> EXERCISE TASK
Show all lines from the data that include the word "with".

Plotting code records:
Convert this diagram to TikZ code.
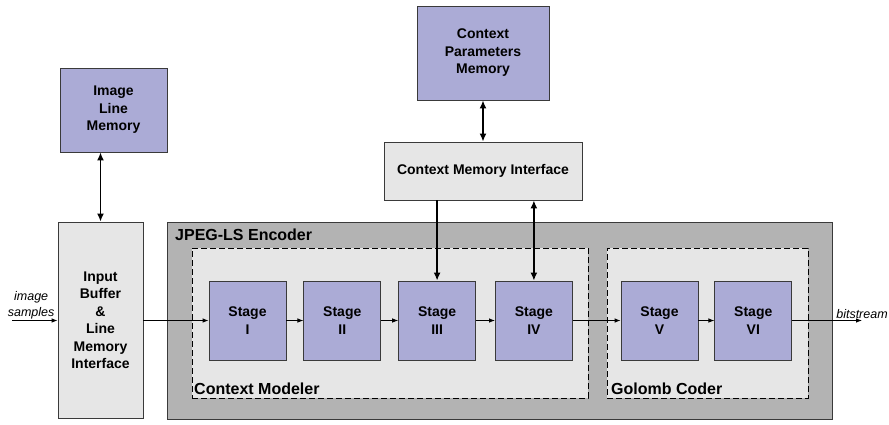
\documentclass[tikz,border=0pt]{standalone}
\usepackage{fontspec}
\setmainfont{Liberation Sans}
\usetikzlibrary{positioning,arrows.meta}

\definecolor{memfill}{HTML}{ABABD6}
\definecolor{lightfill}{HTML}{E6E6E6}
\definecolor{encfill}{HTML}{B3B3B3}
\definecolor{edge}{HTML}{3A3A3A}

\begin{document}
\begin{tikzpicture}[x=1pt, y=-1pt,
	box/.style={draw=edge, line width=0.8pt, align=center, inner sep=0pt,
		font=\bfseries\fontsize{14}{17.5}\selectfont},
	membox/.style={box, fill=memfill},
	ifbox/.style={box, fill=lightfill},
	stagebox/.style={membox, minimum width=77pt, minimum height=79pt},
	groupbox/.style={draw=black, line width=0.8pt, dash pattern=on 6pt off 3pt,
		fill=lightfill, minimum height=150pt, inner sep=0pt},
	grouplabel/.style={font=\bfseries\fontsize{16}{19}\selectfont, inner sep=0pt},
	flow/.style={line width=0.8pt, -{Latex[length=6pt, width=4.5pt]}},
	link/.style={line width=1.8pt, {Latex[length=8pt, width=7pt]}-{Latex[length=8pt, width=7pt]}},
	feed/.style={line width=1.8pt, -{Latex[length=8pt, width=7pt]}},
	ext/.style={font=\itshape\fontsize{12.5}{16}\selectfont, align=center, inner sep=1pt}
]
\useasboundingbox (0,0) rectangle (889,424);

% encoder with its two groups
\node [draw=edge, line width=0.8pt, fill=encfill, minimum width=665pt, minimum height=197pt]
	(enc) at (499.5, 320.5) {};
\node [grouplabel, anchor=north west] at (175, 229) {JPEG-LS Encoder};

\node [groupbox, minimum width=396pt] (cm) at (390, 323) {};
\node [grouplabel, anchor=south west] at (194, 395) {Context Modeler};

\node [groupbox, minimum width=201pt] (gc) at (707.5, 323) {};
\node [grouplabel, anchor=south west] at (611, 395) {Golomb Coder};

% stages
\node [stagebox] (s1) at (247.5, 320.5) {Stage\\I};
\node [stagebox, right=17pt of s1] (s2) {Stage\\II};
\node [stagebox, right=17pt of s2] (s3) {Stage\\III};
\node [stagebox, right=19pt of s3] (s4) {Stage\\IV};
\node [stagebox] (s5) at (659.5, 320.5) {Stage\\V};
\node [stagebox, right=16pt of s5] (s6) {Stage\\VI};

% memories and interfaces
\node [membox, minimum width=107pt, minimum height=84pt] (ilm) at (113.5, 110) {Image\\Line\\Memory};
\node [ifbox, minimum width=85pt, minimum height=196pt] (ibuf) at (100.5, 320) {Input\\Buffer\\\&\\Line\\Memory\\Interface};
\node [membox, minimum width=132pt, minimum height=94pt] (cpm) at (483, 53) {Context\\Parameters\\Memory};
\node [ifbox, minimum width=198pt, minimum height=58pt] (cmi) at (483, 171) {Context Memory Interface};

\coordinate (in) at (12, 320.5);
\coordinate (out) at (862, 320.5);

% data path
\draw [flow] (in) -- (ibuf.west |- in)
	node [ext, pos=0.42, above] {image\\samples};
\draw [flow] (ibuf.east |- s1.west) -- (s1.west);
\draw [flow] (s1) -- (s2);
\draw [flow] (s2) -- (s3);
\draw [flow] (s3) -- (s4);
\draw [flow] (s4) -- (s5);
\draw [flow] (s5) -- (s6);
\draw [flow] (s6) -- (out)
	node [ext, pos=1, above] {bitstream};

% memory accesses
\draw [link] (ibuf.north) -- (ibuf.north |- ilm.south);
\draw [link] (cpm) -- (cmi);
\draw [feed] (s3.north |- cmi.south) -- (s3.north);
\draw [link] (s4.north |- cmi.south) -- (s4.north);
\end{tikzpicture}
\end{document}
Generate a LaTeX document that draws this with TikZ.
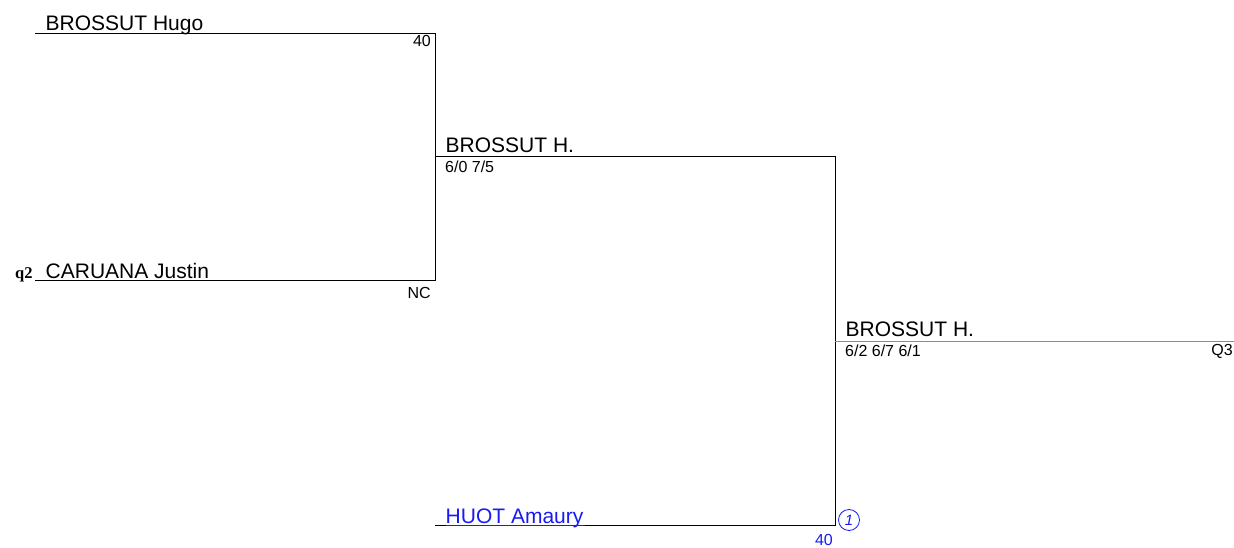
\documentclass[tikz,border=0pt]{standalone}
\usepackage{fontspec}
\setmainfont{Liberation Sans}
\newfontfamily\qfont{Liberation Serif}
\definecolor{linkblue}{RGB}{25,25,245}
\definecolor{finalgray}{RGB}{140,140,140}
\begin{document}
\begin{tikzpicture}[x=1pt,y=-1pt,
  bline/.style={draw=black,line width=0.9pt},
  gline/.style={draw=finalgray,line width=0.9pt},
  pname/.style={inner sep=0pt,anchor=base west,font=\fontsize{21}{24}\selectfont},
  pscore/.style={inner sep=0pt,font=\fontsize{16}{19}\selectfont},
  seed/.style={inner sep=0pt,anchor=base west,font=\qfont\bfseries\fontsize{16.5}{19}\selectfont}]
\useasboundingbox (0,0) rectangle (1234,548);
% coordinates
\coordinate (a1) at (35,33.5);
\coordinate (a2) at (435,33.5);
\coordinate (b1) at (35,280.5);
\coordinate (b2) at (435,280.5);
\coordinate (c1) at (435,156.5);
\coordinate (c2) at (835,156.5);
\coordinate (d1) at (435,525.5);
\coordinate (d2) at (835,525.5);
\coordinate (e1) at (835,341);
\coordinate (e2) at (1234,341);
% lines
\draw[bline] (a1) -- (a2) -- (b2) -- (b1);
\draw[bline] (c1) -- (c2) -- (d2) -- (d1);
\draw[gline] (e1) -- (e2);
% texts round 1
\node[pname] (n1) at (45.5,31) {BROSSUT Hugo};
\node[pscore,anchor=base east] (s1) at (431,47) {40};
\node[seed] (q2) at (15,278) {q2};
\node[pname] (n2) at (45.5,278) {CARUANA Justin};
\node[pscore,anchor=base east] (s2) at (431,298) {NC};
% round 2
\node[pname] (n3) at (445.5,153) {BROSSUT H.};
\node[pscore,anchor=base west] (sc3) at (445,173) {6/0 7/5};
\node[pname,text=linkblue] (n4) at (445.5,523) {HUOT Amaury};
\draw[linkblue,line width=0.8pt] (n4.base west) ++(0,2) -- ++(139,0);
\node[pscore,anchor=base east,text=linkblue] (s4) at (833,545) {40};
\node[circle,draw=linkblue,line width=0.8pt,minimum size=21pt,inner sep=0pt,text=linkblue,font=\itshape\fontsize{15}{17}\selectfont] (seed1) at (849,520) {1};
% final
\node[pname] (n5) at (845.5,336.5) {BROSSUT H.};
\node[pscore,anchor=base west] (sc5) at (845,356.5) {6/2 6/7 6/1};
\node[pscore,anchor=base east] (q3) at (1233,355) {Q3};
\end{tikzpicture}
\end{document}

> CORRECT RESPONSE
% encoder with its two groups
Generate a LaTeX document that draws this with TikZ.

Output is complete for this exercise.